Grégoire Laloux, 21, studied history at the University of Metz. He didn't believe in the European Union. “Countries have their own interests. There are people, but no European people,” he said. “Marine is different because she defends patriotism, sovereignty, French greatness and French history.” He compared Le Pen to Richelieu, the cardinal who made Louis XIV's absolute monarchy possible:  “She, too, wants to build a modern state.”

French populists are quick to link the country's current problems to immigration, and these FN supporters were no exception. “With 7m poor and unemployed, we can't accept all the world's misery,” Olivier Musci, 24, a grandchild of Polish and Italian immigrants, told me. “Those we welcome must serve the country and be proud to be here.”

Lola echoed this call for more assimilation. “At our shopping centre, everyone speaks Arabic now," she said. "People have spat on us, thrown pebbles at us because we're lesbians. But I'm in my country and I have the right to do what I want.” When I asked if the people who attacked them were migrants, she was not so sure. “Let's say, they weren't white.”

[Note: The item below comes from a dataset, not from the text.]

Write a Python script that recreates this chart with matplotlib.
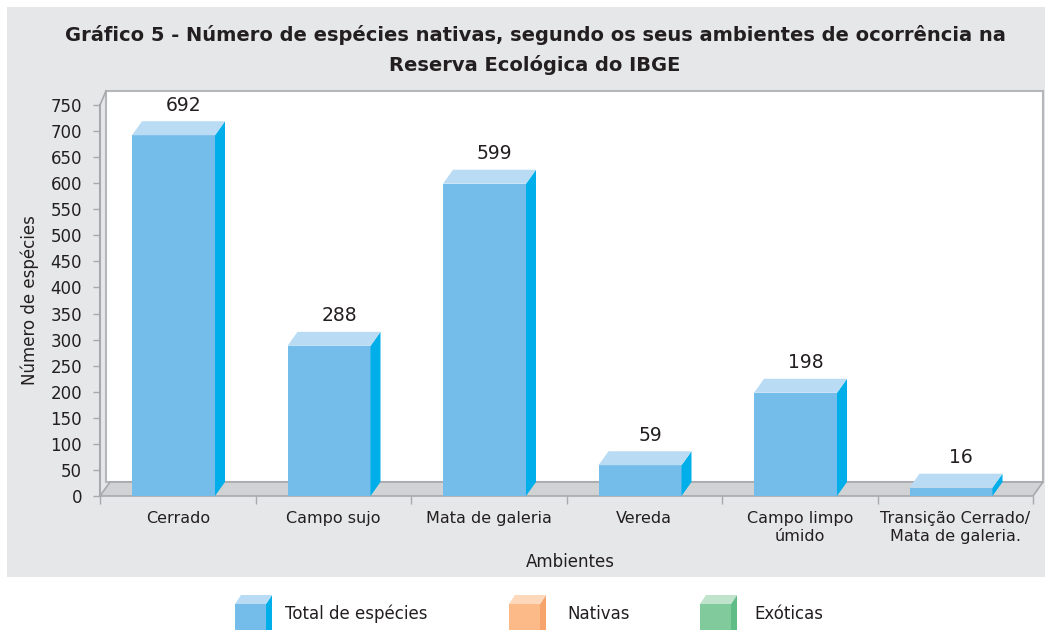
import matplotlib.pyplot as plt
from matplotlib.patches import Polygon, Rectangle

plt.rcParams['font.family'] = ['DejaVu Sans']

# data
categorias = ['Cerrado', 'Campo sujo', 'Mata de galeria', 'Vereda',
              'Campo limpo\númido', 'Transição Cerrado/\nMata de galeria.']
total_especies = [692, 288, 599, 59, 198, 16]
legenda = ['Total de espécies', 'Nativas', 'Exóticas']
yticks = list(range(0, 751, 50))

titulo = ('Gráfico 5 - Número de espécies nativas, segundo os seus ambientes de ocorrência na\n'
          'Reserva Ecológica do IBGE')

txt = '#231F20'
cinza_eixo = '#A7A9AC'
fundo = '#E6E7E8'
chao = '#D1D2D4'
# front, side, top colours
cores = [('#74BDEA', '#00AEEA', '#B9DCF4'),
         ('#FBBA87', '#F6A36C', '#FDD8BB'),
         ('#80CA9C', '#60BD85', '#BFE3CB')]

W, H = 1052, 630
fig = plt.figure(figsize=(W / 100, H / 100), dpi=100)

# background / legend layer in pixel coords
bg = fig.add_axes([0, 0, 1, 1], zorder=0)
bg.set_xlim(0, W)
bg.set_ylim(H, 0)
bg.axis('off')
bg.add_patch(Rectangle((7, 7), 1038, 570, facecolor=fundo, edgecolor='none'))

# legend cubes
leg_x = [235, 509, 700]
leg_tx = [285, 567, 754]
for (fx, tx, nome, (cf, cs, ct)) in zip(leg_x, leg_tx, legenda, cores):
    fw, d, dv = 31, 6, 9
    top = 604
    bg.add_patch(Rectangle((fx, top), fw, 40, facecolor=cf, edgecolor='none'))
    bg.add_patch(Polygon([(fx + fw, top), (fx + fw + d, top - dv), (fx + fw + d, 640), (fx + fw, 640)],
                         facecolor=cs, edgecolor='none'))
    bg.add_patch(Polygon([(fx, top), (fx + fw, top), (fx + fw + d, top - dv), (fx + d, top - dv)],
                         facecolor=ct, edgecolor='none'))
    bg.text(tx, 614, nome, fontsize=12, color=txt, va='center', ha='left')

fig.text(535 / W, 1 - 50 / H, titulo, ha='center', va='center', fontsize=14,
         fontweight='bold', color=txt, linespacing=1.6)

# main axes: x 0..6 -> px 100..1033, y 0..750 -> px 496..105
x0, y0 = 100, 496
cat_px = (1033 - 100) / 6
val_px = (496 - 105) / 750
dpx, dpy = 10, 14
ddx = dpx / cat_px
ddy = dpy / val_px
top_px = 91
ymax = (y0 - top_px) / val_px
xmax = 6 + ddx

ax = fig.add_axes([x0 / W, (H - y0) / H, (1043 - x0) / W, (y0 - top_px) / H], zorder=1)
ax.set_facecolor('none')
ax.set_xlim(0, xmax)
ax.set_ylim(0, ymax)

# back wall
ax.add_patch(Rectangle((ddx * 0.6, ddy), 6 + ddx * 0.4, ymax - ddy, facecolor='white',
                       edgecolor='#B5B7BA', linewidth=1.5, zorder=1, clip_on=False))
# left diagonal at top
ax.plot([0, ddx * 0.6], [750, ymax], color=cinza_eixo, lw=1.2, clip_on=False, zorder=2)
# floor
ax.add_patch(Polygon([(0, 0), (6, 0), (6 + ddx, ddy), (ddx, ddy)], facecolor=chao,
                     edgecolor=cinza_eixo, linewidth=1.2, zorder=2, clip_on=False))

# bars
bw = 83 / cat_px
off = 32 / cat_px
cf, cs, ct = cores[0]
for i, v in enumerate(total_especies):
    xl = i + off
    xr = xl + bw
    ax.bar(xl, v, width=bw, align='edge', color=cf, edgecolor='none', zorder=3)
    ax.add_patch(Polygon([(xr, 0), (xr + ddx, ddy), (xr + ddx, v + ddy), (xr, v)],
                         facecolor=cs, edgecolor='none', zorder=3))
    ax.add_patch(Polygon([(xl, v), (xr, v), (xr + ddx, v + ddy), (xl + ddx, v + ddy)],
                         facecolor=ct, edgecolor='none', zorder=3))
    ax.text(xl + ddx + bw / 2, v + ddy + 16 / val_px, str(v), ha='center', va='center',
            fontsize=13.5, color=txt, zorder=4)

for s in ['top', 'right', 'bottom']:
    ax.spines[s].set_visible(False)
ax.spines['left'].set_bounds(0, 750)
ax.spines['left'].set_color(cinza_eixo)
ax.spines['left'].set_linewidth(1.5)
ax.spines['left'].set_zorder(5)

ax.set_yticks(yticks)
ax.tick_params(axis='y', colors=cinza_eixo, length=5, width=1, pad=8, labelsize=12,
               labelcolor=txt)

ax.set_xticks(range(7))
ax.set_xticklabels([])
ax.set_xticks([i + 0.5 for i in range(6)], minor=True)
ax.set_xticklabels(categorias, minor=True, fontsize=11.5, color=txt, linespacing=1.25)
ax.tick_params(axis='x', which='major', colors=cinza_eixo, length=6, width=1)
ax.tick_params(axis='x', which='minor', length=0, pad=11)

fig.text(570 / W, 1 - 562 / H, 'Ambientes', ha='center', va='center', fontsize=12, color=txt)
fig.text(30 / W, 1 - 300 / H, 'Número de espécies', ha='center', va='center', fontsize=12,
         color=txt, rotation=90)

fig.savefig('out.png', dpi=100)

Trump promised to “Make America Great Again”. To where would Le Pen's France return? Would it be sovereign again? White again? French again? Ruled by absolutism again? She has blurred enough lines to seduce voters her father never could – the young, the gay, the left-wingers. At the end of his speech, under the rebranded banners, Philippot invited the audience to sing La Marseillaise with him. And in one voice they did: “To arms citizens! Form your battalions! March, march, let impure blood, water our furrows...” The song is the same as the one I knew growing up. But it seemed to me, this time, a more sinister tune.